What to produce:
Locate each line with the string "this" in the listing below and copy it.

Given data:
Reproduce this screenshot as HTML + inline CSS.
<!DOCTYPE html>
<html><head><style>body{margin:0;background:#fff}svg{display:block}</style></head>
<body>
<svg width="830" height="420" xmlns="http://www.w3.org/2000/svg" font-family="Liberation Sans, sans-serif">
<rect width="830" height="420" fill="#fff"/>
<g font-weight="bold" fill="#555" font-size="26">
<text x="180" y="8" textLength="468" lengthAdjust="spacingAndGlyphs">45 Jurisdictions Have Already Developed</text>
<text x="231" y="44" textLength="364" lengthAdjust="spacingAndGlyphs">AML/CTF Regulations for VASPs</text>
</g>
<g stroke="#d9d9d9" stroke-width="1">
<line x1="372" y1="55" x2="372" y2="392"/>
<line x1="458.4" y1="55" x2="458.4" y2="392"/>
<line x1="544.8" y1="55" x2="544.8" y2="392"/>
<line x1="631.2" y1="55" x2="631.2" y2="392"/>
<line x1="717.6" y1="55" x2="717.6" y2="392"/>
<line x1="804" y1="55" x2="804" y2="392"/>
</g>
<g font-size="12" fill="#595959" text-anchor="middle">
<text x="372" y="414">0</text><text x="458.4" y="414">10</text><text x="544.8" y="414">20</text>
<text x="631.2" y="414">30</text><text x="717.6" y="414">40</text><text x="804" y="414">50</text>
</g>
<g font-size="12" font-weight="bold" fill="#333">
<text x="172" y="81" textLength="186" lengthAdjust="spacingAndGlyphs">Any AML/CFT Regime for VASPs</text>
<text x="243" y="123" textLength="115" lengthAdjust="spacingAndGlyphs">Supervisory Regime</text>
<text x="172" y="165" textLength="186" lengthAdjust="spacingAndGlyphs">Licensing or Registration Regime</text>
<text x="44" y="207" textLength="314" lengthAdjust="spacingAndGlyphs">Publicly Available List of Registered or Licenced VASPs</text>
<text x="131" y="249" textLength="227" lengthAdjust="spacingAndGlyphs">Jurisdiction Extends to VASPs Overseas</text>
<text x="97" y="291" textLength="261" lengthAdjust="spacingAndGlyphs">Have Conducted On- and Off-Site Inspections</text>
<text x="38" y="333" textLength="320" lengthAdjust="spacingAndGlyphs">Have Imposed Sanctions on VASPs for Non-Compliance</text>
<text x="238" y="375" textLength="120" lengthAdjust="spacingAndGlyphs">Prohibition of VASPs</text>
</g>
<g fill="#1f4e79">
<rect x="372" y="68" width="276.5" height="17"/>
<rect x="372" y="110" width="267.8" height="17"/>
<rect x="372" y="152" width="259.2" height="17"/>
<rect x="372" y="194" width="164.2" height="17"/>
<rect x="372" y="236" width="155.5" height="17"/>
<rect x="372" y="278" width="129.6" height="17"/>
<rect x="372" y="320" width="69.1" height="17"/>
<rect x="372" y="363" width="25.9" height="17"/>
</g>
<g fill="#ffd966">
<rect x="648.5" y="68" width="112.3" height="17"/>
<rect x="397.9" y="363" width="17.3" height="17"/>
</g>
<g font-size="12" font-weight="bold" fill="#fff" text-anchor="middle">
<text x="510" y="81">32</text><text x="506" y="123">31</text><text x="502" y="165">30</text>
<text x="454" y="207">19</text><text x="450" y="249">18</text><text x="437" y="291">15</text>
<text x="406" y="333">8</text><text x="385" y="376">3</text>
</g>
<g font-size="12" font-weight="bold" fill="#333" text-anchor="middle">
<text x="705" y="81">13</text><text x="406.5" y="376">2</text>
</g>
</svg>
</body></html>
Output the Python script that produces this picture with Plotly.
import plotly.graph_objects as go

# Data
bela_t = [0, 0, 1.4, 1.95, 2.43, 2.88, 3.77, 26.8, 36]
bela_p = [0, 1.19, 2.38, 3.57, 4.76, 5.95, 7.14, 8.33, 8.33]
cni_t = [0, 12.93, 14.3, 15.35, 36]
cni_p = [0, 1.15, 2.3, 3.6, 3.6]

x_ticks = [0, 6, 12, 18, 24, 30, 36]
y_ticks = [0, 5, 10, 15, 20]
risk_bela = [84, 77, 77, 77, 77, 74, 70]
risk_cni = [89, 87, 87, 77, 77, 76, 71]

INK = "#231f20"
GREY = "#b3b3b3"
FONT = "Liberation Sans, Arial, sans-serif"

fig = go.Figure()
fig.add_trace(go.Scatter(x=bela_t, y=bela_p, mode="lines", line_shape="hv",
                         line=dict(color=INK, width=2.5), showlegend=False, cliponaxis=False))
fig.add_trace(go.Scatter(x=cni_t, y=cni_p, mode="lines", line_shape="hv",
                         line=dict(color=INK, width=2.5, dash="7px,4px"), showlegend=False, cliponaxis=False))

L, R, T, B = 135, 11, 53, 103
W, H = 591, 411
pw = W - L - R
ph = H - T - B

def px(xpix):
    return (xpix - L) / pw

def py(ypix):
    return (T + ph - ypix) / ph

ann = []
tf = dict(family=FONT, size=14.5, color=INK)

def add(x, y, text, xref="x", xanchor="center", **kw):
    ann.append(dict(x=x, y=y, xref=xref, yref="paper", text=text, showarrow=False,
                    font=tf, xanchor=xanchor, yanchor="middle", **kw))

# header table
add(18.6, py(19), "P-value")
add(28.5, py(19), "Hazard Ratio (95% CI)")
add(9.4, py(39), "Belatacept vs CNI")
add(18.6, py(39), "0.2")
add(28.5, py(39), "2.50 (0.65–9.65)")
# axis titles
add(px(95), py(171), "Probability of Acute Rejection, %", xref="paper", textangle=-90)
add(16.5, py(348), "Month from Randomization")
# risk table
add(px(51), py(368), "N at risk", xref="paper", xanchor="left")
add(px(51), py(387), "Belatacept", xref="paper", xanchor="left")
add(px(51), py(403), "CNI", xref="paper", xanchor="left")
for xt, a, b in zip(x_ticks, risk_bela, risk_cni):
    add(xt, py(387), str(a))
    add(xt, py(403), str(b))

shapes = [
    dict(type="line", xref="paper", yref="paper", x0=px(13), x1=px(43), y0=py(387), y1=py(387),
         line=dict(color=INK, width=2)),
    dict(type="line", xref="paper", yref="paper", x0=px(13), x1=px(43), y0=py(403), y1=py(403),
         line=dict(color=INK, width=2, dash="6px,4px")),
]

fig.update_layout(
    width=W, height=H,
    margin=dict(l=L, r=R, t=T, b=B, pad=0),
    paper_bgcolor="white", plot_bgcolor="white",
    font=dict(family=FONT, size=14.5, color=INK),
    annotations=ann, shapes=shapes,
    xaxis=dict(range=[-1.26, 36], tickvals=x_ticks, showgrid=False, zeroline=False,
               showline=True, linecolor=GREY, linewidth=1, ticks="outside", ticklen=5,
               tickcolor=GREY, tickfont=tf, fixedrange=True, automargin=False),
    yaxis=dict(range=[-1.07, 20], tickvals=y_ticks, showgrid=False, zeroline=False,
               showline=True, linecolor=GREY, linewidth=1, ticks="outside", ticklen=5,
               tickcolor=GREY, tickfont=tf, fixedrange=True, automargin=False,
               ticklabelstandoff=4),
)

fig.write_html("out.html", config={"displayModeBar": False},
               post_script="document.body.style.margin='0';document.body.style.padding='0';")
...
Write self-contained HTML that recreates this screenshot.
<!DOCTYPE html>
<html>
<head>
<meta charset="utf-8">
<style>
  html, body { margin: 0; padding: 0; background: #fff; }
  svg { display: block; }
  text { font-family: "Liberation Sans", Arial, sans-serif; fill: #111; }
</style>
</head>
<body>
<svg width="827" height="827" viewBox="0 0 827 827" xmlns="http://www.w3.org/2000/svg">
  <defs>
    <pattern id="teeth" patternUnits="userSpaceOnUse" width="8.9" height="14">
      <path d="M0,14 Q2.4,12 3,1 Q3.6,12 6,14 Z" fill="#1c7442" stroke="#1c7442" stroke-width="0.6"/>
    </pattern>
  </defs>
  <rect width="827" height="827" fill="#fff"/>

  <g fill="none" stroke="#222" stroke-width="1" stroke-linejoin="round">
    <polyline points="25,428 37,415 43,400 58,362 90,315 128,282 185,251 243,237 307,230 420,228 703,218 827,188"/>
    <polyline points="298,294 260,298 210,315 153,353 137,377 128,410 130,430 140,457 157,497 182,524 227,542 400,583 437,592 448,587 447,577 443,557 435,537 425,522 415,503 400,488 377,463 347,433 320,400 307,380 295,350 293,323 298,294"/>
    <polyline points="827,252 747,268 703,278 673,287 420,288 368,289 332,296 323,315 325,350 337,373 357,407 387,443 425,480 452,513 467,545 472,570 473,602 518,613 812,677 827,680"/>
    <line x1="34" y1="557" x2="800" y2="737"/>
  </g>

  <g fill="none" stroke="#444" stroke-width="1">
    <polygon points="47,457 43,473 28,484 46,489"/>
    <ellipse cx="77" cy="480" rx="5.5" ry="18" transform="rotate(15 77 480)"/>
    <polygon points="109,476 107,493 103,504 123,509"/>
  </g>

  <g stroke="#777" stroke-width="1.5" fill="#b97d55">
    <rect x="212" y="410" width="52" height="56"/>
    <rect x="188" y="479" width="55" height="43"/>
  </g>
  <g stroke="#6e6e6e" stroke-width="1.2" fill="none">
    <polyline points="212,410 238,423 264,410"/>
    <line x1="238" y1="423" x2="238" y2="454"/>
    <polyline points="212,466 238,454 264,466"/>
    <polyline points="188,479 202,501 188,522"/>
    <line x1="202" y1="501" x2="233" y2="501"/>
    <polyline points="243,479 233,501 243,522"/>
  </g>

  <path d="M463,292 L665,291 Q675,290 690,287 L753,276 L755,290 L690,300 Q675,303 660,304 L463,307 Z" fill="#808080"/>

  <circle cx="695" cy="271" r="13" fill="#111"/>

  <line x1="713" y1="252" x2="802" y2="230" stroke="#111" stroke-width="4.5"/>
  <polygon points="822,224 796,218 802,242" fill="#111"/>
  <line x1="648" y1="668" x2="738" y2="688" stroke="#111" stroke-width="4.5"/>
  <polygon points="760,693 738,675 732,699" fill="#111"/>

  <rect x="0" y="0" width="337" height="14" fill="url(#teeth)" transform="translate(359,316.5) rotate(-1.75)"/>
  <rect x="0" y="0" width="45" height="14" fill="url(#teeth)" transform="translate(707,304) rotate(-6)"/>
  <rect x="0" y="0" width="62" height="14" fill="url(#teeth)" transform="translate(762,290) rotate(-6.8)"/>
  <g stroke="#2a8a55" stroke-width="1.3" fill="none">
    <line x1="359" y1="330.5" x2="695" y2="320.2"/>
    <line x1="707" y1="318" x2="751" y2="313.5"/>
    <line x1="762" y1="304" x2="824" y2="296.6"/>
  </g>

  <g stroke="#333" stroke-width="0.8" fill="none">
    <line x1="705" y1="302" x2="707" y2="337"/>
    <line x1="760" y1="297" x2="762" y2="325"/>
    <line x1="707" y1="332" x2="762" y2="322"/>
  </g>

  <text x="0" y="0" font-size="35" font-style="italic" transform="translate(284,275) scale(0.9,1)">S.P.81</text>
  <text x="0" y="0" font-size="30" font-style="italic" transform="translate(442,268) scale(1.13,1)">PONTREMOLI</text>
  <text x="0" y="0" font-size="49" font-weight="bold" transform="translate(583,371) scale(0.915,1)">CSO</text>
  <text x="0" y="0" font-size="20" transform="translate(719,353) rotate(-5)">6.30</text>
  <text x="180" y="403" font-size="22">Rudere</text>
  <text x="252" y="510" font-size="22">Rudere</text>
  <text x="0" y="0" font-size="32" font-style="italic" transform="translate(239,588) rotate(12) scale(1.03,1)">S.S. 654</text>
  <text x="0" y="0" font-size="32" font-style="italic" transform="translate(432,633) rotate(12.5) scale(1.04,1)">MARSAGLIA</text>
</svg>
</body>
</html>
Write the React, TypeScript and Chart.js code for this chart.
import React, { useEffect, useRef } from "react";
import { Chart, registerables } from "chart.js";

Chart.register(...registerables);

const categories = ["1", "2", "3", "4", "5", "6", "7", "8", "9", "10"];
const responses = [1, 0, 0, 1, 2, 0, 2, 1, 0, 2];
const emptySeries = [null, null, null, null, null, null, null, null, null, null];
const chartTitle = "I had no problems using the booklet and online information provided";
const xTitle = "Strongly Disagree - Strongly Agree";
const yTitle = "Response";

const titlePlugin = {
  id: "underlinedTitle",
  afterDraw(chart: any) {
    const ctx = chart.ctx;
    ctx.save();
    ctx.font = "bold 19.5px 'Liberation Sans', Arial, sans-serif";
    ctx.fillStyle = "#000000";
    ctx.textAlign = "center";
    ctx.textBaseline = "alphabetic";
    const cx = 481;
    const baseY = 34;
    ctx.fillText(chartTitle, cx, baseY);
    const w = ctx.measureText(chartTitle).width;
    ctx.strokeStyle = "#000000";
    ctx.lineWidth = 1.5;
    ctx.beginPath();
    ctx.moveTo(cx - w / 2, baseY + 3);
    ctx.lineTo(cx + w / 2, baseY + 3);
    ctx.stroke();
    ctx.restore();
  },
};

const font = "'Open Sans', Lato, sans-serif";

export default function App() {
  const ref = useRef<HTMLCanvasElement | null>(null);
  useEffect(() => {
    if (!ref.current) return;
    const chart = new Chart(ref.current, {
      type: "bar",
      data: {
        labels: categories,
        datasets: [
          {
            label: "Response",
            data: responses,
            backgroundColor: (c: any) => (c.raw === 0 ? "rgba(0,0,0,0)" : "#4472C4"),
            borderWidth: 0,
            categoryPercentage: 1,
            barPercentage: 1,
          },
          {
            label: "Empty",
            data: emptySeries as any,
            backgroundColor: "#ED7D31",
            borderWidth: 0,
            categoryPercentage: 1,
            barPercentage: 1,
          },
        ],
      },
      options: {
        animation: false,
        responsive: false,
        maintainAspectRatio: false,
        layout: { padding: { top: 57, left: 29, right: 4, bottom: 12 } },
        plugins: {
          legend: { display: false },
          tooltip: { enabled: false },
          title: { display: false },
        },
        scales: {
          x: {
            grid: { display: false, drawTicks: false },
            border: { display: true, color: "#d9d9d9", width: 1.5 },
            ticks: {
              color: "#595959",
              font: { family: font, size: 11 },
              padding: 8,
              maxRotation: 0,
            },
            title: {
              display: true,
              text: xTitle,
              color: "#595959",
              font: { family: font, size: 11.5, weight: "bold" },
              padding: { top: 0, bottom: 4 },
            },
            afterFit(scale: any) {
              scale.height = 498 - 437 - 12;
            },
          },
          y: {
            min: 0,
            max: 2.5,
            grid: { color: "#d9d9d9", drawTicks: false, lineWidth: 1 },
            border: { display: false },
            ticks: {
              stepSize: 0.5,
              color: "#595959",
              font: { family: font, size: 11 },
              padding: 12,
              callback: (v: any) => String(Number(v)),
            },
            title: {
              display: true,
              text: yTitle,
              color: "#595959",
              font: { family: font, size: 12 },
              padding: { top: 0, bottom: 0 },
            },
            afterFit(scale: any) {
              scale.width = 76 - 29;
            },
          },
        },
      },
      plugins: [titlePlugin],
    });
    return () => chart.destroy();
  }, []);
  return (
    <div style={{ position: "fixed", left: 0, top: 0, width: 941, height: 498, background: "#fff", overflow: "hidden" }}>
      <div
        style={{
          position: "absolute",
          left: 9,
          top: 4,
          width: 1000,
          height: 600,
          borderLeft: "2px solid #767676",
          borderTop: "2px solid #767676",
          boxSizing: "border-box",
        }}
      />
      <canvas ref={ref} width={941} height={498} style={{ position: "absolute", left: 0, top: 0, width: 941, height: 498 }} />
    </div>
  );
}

Task answer:
Reproduce this screenshot as HTML + inline CSS.
Output the Python script that produces this picture with Plotly.
Write self-contained HTML that recreates this screenshot.
Write the React, TypeScript and Chart.js code for this chart.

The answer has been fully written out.